If you have some L0 structure to minimize pipeline bubble on taken, yes (which presumably everyone has). Such a thing has to predict address as well, it's not really different from the BTB in a decoupled fetch pipeline, in terms of what it predicts.
The advantage
> is you don't have to index into a separate BTB structure to fetch the branch target if you predict it's
> taken. You get the predicted branch target along with the L1i fetch, no other lookup needed.
>
> The downside is you have no clue where to go next once you miss L1i. Branches are pretty
> common, so if there is a taken branch coming up, you won't be able to follow it. With a
> decoupled BTB, you can still index into that even if your L1i fetch missed, and prefetch
> far enough to cover L2 latency - assuming your branch predictor is reasonably accurate.

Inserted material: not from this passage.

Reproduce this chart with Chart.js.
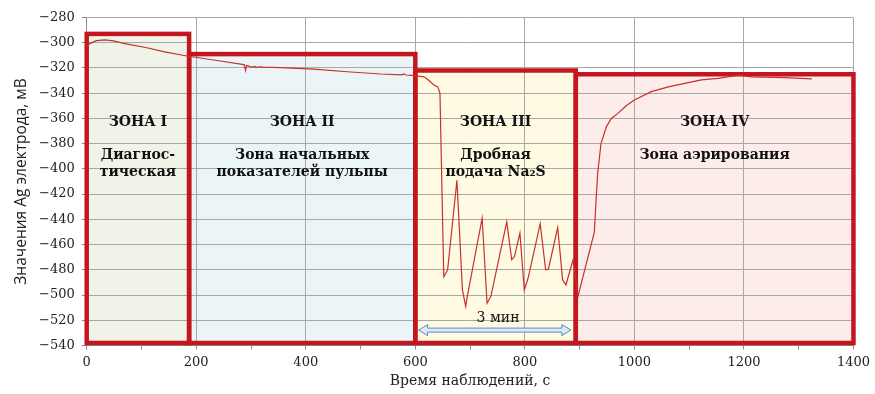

Right. You could also accommodate that with an I$ prefetch prediction structure that could be far cheaper than a branch predictor. You don't have to predict every single branch, only I$ misses which might be fewer by an order of magnitude. So with an L2 latency about par with mispredict penalty, you could do nothing and that might be ~equivalent penalty as 90% accurate branch predictor already. Might not take too much to get it up high enough to a state of the art branch predictor. Especially with very big I$ and big fast L2 and close memory as Apple has.
IOW, decoupled fetch with big BTBs may not *be* the next step for Apple.
>
> > This allow equivalent
> > accuracy with smaller structures. Downside being you don't get I$ prefetch prediction from the same
> > structure, and you couldn't avoid taken branch bubbles with high frequency. But that doesn't mean
> > you can't have a prefetch prediction from other structures, as perhaps POWER9 does.
>
> Yeah, branch targets stored alongside L1i (coupled BTB) tend to take more than 1 cycle latency to access.